§ TASK TO COMPLETE: Only a number is expected: how many lines in the data below contain the word "with".

----------------------------------------

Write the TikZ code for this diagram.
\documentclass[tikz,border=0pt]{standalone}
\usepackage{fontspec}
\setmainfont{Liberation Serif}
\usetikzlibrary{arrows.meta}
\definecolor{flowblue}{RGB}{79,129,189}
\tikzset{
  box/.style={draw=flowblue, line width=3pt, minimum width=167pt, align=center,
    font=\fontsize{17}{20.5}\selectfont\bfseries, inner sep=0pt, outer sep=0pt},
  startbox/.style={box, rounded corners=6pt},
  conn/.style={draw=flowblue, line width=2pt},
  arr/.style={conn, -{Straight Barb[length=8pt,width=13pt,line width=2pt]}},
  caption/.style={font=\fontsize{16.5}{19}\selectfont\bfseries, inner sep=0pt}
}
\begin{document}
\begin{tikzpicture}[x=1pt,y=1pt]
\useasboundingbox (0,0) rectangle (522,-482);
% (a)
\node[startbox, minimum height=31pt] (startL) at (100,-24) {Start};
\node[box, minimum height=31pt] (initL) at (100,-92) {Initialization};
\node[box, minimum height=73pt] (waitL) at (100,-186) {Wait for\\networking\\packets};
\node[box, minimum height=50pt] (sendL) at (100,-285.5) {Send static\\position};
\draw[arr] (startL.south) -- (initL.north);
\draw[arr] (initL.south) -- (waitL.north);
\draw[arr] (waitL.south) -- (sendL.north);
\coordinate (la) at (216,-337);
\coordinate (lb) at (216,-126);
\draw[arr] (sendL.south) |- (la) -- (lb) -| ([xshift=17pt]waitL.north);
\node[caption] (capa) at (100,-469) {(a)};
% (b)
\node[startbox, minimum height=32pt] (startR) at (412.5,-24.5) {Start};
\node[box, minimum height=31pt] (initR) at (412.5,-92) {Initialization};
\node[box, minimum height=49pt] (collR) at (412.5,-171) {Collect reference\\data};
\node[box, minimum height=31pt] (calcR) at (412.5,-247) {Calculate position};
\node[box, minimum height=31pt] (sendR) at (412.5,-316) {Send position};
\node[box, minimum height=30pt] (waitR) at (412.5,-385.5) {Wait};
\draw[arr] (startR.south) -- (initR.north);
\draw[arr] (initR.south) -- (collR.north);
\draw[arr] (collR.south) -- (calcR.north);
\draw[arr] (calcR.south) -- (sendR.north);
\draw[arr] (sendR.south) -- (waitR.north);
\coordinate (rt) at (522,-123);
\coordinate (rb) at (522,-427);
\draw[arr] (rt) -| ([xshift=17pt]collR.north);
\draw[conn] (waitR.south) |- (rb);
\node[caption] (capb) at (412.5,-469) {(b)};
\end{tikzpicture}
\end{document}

----------------------------------------

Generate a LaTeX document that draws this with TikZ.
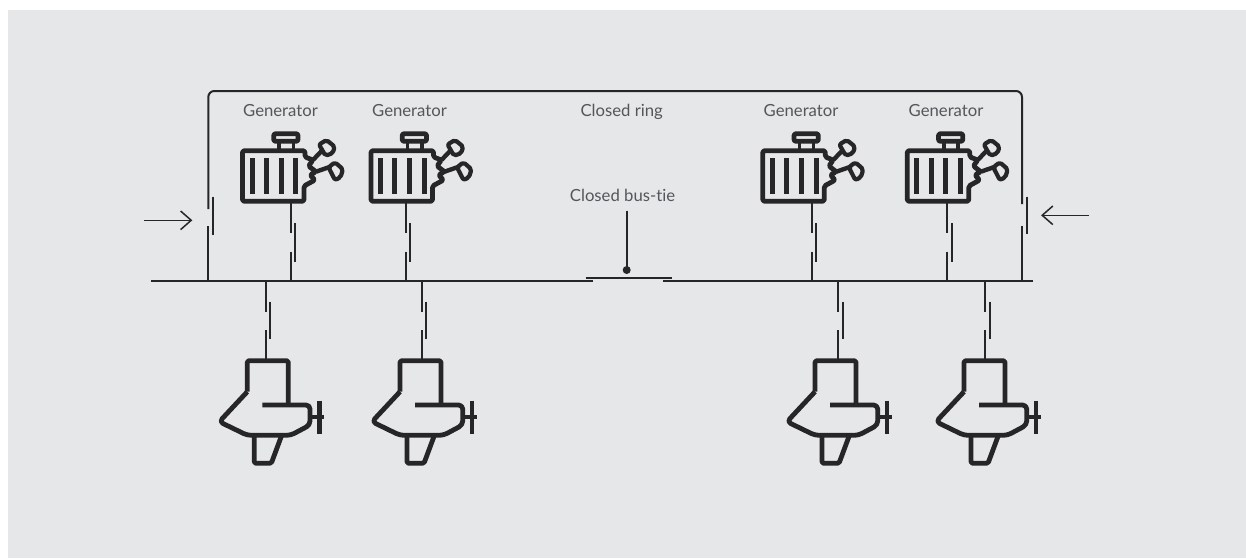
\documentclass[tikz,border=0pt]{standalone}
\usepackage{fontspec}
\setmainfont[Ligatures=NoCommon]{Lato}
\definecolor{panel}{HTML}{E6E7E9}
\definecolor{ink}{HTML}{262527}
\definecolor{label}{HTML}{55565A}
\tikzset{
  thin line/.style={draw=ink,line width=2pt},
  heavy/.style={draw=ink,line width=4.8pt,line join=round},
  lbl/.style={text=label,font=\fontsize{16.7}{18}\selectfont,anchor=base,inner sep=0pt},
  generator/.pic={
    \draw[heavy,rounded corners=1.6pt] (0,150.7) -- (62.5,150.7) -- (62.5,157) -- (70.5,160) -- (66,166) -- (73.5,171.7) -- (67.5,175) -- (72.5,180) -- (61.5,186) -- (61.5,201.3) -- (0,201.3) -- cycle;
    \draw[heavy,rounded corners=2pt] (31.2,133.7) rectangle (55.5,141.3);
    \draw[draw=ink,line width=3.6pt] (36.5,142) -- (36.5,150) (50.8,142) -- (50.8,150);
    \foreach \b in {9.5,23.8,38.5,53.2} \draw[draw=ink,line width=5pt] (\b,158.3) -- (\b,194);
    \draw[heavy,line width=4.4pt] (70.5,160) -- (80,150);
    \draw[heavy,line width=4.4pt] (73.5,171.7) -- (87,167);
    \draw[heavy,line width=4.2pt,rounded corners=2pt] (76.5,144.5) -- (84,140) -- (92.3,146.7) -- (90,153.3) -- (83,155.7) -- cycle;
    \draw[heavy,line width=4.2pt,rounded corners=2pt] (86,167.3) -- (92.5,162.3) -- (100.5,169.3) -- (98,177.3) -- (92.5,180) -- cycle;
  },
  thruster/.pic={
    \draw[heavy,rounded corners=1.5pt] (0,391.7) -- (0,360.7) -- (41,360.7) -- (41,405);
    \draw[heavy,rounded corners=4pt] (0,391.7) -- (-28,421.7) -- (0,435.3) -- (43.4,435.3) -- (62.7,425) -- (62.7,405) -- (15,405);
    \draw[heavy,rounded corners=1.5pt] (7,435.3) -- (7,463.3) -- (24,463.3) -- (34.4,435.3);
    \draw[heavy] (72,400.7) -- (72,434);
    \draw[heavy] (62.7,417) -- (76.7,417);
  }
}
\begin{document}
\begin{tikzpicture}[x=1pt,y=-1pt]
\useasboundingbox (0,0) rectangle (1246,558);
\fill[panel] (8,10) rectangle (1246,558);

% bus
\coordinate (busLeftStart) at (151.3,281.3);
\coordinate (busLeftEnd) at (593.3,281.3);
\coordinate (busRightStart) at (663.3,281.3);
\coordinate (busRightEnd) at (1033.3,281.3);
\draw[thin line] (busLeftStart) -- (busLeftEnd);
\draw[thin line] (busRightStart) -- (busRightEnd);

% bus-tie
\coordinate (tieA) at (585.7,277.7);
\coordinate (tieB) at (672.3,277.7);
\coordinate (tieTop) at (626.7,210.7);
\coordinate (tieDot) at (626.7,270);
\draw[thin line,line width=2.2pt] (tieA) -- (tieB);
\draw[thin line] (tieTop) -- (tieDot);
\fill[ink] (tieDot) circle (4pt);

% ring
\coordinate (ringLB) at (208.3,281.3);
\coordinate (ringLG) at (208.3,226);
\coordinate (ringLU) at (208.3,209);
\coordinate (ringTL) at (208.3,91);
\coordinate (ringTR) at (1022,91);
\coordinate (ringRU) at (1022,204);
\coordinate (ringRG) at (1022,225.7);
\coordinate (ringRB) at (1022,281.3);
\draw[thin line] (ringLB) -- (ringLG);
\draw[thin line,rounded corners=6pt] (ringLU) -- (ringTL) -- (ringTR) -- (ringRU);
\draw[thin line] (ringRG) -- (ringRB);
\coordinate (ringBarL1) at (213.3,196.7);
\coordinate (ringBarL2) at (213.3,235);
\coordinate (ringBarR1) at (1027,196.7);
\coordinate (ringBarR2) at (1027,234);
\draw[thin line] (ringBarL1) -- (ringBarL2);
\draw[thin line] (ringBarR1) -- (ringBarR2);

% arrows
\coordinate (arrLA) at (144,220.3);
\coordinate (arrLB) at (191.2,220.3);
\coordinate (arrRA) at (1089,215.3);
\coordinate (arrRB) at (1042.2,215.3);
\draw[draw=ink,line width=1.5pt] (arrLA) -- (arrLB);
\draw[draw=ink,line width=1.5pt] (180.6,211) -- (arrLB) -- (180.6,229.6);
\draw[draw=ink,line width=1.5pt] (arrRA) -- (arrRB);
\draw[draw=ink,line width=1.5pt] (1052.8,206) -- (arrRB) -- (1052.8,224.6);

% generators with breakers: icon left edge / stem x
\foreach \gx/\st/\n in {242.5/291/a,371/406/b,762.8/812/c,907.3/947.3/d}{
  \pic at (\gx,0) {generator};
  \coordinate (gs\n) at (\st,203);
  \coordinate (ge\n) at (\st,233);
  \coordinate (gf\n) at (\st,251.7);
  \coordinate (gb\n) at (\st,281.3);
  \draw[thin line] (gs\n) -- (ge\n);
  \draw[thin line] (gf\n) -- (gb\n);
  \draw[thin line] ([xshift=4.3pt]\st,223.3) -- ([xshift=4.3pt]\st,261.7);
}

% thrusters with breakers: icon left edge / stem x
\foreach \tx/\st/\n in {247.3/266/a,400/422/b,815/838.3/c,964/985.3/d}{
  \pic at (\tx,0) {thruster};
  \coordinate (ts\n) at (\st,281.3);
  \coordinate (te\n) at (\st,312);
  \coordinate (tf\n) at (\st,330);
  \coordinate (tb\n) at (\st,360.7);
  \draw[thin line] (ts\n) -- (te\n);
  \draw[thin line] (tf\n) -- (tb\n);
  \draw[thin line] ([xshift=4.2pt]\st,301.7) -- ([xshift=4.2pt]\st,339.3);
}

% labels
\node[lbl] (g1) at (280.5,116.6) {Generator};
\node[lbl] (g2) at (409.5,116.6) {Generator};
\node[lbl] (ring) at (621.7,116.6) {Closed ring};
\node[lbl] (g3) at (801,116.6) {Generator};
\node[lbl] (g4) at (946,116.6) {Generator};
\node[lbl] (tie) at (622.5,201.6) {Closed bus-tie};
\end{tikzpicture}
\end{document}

----------------------------------------

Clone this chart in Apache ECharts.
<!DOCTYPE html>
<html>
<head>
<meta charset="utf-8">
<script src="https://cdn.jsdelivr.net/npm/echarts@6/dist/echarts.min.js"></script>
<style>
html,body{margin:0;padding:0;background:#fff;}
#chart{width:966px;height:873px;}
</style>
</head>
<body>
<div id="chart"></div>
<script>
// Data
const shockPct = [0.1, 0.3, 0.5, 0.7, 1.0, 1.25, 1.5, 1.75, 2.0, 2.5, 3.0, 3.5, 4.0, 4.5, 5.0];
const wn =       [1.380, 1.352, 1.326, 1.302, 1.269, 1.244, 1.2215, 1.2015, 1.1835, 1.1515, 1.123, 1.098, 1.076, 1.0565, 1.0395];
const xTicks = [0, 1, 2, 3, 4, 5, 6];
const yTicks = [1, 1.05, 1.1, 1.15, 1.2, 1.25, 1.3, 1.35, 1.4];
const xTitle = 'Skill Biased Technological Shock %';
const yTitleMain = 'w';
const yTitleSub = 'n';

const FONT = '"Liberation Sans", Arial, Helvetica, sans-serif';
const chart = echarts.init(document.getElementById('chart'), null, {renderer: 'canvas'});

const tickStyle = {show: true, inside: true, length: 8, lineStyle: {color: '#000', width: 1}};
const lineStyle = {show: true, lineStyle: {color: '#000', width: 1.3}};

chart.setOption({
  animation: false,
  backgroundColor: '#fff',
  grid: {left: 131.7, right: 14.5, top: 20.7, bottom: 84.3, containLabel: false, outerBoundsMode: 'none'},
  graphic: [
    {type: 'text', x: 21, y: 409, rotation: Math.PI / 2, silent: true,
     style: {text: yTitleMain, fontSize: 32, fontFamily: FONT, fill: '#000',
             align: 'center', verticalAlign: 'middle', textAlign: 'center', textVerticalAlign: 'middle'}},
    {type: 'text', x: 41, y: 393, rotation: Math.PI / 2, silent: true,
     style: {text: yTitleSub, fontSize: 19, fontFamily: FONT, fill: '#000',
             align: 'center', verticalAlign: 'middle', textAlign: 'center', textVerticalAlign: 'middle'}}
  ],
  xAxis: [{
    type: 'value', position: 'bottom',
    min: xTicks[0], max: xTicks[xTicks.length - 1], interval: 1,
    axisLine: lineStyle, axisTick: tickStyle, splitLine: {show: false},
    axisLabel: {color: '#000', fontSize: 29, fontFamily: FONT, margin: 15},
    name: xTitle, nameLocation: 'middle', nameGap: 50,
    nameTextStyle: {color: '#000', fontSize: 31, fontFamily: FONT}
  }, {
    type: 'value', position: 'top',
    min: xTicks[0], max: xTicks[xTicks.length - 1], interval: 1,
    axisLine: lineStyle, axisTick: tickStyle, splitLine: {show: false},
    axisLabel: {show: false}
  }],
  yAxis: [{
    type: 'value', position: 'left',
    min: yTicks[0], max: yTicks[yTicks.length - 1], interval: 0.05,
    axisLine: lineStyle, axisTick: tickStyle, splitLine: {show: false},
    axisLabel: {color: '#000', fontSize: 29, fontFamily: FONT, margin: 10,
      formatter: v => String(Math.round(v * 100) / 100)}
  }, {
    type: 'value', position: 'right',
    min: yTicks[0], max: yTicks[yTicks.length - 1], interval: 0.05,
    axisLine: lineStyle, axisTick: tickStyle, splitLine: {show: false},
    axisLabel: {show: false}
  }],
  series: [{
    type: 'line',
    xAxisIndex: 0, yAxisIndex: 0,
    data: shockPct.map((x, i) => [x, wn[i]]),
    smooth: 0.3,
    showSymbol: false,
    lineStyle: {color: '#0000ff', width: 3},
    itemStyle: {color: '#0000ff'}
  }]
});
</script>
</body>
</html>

----------------------------------------

§ THE ANSWER: 3